What the task requires: Your task is to give the data again, exactly, with every line intact.

Given data:
>> start

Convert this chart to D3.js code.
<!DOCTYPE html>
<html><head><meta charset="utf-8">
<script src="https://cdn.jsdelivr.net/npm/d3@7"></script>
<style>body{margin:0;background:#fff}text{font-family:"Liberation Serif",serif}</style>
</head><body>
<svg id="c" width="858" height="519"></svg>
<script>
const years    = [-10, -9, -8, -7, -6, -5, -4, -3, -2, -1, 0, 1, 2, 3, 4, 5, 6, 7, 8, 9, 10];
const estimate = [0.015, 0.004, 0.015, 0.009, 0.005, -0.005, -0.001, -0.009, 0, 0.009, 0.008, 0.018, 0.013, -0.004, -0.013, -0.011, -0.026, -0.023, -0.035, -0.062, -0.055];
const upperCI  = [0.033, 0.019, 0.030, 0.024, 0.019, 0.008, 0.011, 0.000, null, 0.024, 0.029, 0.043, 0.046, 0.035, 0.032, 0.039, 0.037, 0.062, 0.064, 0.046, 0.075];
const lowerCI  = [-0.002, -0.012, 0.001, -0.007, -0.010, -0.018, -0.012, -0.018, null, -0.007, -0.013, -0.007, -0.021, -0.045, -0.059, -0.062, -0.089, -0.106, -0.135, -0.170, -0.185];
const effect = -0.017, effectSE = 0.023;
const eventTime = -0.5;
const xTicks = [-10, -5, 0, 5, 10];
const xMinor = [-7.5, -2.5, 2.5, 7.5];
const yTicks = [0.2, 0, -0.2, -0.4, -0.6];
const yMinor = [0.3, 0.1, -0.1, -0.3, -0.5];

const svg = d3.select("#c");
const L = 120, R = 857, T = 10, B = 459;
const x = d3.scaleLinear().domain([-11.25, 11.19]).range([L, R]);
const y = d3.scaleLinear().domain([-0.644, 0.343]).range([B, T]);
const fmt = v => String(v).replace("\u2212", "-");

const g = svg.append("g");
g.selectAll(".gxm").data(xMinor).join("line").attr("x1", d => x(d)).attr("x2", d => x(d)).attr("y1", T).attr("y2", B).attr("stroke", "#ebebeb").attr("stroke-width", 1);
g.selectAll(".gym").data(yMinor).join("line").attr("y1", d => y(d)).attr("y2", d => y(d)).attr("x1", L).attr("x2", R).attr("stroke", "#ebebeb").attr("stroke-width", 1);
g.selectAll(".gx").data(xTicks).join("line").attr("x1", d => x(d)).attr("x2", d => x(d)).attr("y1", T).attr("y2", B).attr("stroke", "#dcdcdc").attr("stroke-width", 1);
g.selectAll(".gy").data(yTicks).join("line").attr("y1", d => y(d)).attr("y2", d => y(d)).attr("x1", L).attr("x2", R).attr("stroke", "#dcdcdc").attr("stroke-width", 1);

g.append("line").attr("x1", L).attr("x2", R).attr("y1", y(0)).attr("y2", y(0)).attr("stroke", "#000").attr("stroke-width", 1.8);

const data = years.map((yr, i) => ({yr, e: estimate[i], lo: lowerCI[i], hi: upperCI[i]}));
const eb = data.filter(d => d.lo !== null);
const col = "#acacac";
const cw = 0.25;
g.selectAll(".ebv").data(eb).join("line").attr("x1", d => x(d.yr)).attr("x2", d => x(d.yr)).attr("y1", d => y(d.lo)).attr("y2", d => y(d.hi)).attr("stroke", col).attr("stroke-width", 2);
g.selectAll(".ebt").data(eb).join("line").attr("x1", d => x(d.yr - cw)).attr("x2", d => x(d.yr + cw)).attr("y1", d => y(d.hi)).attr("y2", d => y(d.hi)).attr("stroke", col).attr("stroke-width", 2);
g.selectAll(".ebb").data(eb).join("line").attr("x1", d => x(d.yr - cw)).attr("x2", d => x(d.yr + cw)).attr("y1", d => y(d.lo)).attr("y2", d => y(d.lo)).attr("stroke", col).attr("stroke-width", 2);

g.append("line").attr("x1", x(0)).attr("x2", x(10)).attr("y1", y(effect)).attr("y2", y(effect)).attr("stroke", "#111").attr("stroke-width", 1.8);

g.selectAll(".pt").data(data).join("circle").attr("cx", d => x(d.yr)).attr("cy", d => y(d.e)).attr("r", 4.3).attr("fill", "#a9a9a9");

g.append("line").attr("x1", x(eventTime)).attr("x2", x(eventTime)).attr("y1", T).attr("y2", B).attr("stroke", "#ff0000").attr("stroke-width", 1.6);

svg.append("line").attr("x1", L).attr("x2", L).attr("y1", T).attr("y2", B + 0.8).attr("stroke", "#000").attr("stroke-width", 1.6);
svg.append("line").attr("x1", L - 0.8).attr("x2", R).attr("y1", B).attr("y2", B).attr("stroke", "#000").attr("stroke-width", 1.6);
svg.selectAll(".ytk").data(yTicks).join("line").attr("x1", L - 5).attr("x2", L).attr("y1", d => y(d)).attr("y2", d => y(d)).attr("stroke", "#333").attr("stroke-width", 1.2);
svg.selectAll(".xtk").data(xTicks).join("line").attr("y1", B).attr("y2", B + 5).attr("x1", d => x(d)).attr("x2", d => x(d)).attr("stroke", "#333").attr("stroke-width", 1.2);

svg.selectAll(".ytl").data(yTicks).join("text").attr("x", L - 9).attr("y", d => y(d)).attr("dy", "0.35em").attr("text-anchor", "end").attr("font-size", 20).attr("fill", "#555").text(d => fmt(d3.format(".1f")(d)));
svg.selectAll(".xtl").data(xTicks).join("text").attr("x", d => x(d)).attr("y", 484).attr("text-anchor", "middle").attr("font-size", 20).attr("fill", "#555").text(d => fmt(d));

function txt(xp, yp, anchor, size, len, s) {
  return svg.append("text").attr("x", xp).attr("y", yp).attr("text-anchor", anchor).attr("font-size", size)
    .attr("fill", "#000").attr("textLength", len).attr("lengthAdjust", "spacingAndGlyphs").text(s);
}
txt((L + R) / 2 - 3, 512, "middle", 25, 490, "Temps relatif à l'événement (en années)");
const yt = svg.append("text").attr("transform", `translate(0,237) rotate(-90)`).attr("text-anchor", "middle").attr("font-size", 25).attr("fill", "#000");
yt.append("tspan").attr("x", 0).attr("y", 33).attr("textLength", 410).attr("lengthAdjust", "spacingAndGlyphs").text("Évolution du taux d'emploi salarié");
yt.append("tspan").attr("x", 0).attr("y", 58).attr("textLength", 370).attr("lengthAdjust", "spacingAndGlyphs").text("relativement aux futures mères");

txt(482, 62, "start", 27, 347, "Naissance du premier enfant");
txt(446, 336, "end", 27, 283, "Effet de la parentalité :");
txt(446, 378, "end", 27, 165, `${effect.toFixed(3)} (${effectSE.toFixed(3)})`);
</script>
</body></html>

>> end

Task response:
Convert this chart to D3.js code.
<!DOCTYPE html>
<html><head><meta charset="utf-8">
<script src="https://cdn.jsdelivr.net/npm/d3@7"></script>
<style>body{margin:0;background:#fff}text{font-family:"Liberation Serif",serif}</style>
</head><body>
<svg id="c" width="858" height="519"></svg>
<script>
const years    = [-10, -9, -8, -7, -6, -5, -4, -3, -2, -1, 0, 1, 2, 3, 4, 5, 6, 7, 8, 9, 10];
const estimate = [0.015, 0.004, 0.015, 0.009, 0.005, -0.005, -0.001, -0.009, 0, 0.009, 0.008, 0.018, 0.013, -0.004, -0.013, -0.011, -0.026, -0.023, -0.035, -0.062, -0.055];
const upperCI  = [0.033, 0.019, 0.030, 0.024, 0.019, 0.008, 0.011, 0.000, null, 0.024, 0.029, 0.043, 0.046, 0.035, 0.032, 0.039, 0.037, 0.062, 0.064, 0.046, 0.075];
const lowerCI  = [-0.002, -0.012, 0.001, -0.007, -0.010, -0.018, -0.012, -0.018, null, -0.007, -0.013, -0.007, -0.021, -0.045, -0.059, -0.062, -0.089, -0.106, -0.135, -0.170, -0.185];
const effect = -0.017, effectSE = 0.023;
const eventTime = -0.5;
const xTicks = [-10, -5, 0, 5, 10];
const xMinor = [-7.5, -2.5, 2.5, 7.5];
const yTicks = [0.2, 0, -0.2, -0.4, -0.6];
const yMinor = [0.3, 0.1, -0.1, -0.3, -0.5];

const svg = d3.select("#c");
const L = 120, R = 857, T = 10, B = 459;
const x = d3.scaleLinear().domain([-11.25, 11.19]).range([L, R]);
const y = d3.scaleLinear().domain([-0.644, 0.343]).range([B, T]);
const fmt = v => String(v).replace("\u2212", "-");

const g = svg.append("g");
g.selectAll(".gxm").data(xMinor).join("line").attr("x1", d => x(d)).attr("x2", d => x(d)).attr("y1", T).attr("y2", B).attr("stroke", "#ebebeb").attr("stroke-width", 1);
g.selectAll(".gym").data(yMinor).join("line").attr("y1", d => y(d)).attr("y2", d => y(d)).attr("x1", L).attr("x2", R).attr("stroke", "#ebebeb").attr("stroke-width", 1);
g.selectAll(".gx").data(xTicks).join("line").attr("x1", d => x(d)).attr("x2", d => x(d)).attr("y1", T).attr("y2", B).attr("stroke", "#dcdcdc").attr("stroke-width", 1);
g.selectAll(".gy").data(yTicks).join("line").attr("y1", d => y(d)).attr("y2", d => y(d)).attr("x1", L).attr("x2", R).attr("stroke", "#dcdcdc").attr("stroke-width", 1);

g.append("line").attr("x1", L).attr("x2", R).attr("y1", y(0)).attr("y2", y(0)).attr("stroke", "#000").attr("stroke-width", 1.8);

const data = years.map((yr, i) => ({yr, e: estimate[i], lo: lowerCI[i], hi: upperCI[i]}));
const eb = data.filter(d => d.lo !== null);
const col = "#acacac";
const cw = 0.25;
g.selectAll(".ebv").data(eb).join("line").attr("x1", d => x(d.yr)).attr("x2", d => x(d.yr)).attr("y1", d => y(d.lo)).attr("y2", d => y(d.hi)).attr("stroke", col).attr("stroke-width", 2);
g.selectAll(".ebt").data(eb).join("line").attr("x1", d => x(d.yr - cw)).attr("x2", d => x(d.yr + cw)).attr("y1", d => y(d.hi)).attr("y2", d => y(d.hi)).attr("stroke", col).attr("stroke-width", 2);
g.selectAll(".ebb").data(eb).join("line").attr("x1", d => x(d.yr - cw)).attr("x2", d => x(d.yr + cw)).attr("y1", d => y(d.lo)).attr("y2", d => y(d.lo)).attr("stroke", col).attr("stroke-width", 2);

g.append("line").attr("x1", x(0)).attr("x2", x(10)).attr("y1", y(effect)).attr("y2", y(effect)).attr("stroke", "#111").attr("stroke-width", 1.8);

g.selectAll(".pt").data(data).join("circle").attr("cx", d => x(d.yr)).attr("cy", d => y(d.e)).attr("r", 4.3).attr("fill", "#a9a9a9");

g.append("line").attr("x1", x(eventTime)).attr("x2", x(eventTime)).attr("y1", T).attr("y2", B).attr("stroke", "#ff0000").attr("stroke-width", 1.6);

svg.append("line").attr("x1", L).attr("x2", L).attr("y1", T).attr("y2", B + 0.8).attr("stroke", "#000").attr("stroke-width", 1.6);
svg.append("line").attr("x1", L - 0.8).attr("x2", R).attr("y1", B).attr("y2", B).attr("stroke", "#000").attr("stroke-width", 1.6);
svg.selectAll(".ytk").data(yTicks).join("line").attr("x1", L - 5).attr("x2", L).attr("y1", d => y(d)).attr("y2", d => y(d)).attr("stroke", "#333").attr("stroke-width", 1.2);
svg.selectAll(".xtk").data(xTicks).join("line").attr("y1", B).attr("y2", B + 5).attr("x1", d => x(d)).attr("x2", d => x(d)).attr("stroke", "#333").attr("stroke-width", 1.2);

svg.selectAll(".ytl").data(yTicks).join("text").attr("x", L - 9).attr("y", d => y(d)).attr("dy", "0.35em").attr("text-anchor", "end").attr("font-size", 20).attr("fill", "#555").text(d => fmt(d3.format(".1f")(d)));
svg.selectAll(".xtl").data(xTicks).join("text").attr("x", d => x(d)).attr("y", 484).attr("text-anchor", "middle").attr("font-size", 20).attr("fill", "#555").text(d => fmt(d));

function txt(xp, yp, anchor, size, len, s) {
  return svg.append("text").attr("x", xp).attr("y", yp).attr("text-anchor", anchor).attr("font-size", size)
    .attr("fill", "#000").attr("textLength", len).attr("lengthAdjust", "spacingAndGlyphs").text(s);
}
txt((L + R) / 2 - 3, 512, "middle", 25, 490, "Temps relatif à l'événement (en années)");
const yt = svg.append("text").attr("transform", `translate(0,237) rotate(-90)`).attr("text-anchor", "middle").attr("font-size", 25).attr("fill", "#000");
yt.append("tspan").attr("x", 0).attr("y", 33).attr("textLength", 410).attr("lengthAdjust", "spacingAndGlyphs").text("Évolution du taux d'emploi salarié");
yt.append("tspan").attr("x", 0).attr("y", 58).attr("textLength", 370).attr("lengthAdjust", "spacingAndGlyphs").text("relativement aux futures mères");

txt(482, 62, "start", 27, 347, "Naissance du premier enfant");
txt(446, 336, "end", 27, 283, "Effet de la parentalité :");
txt(446, 378, "end", 27, 165, `${effect.toFixed(3)} (${effectSE.toFixed(3)})`);
</script>
</body></html>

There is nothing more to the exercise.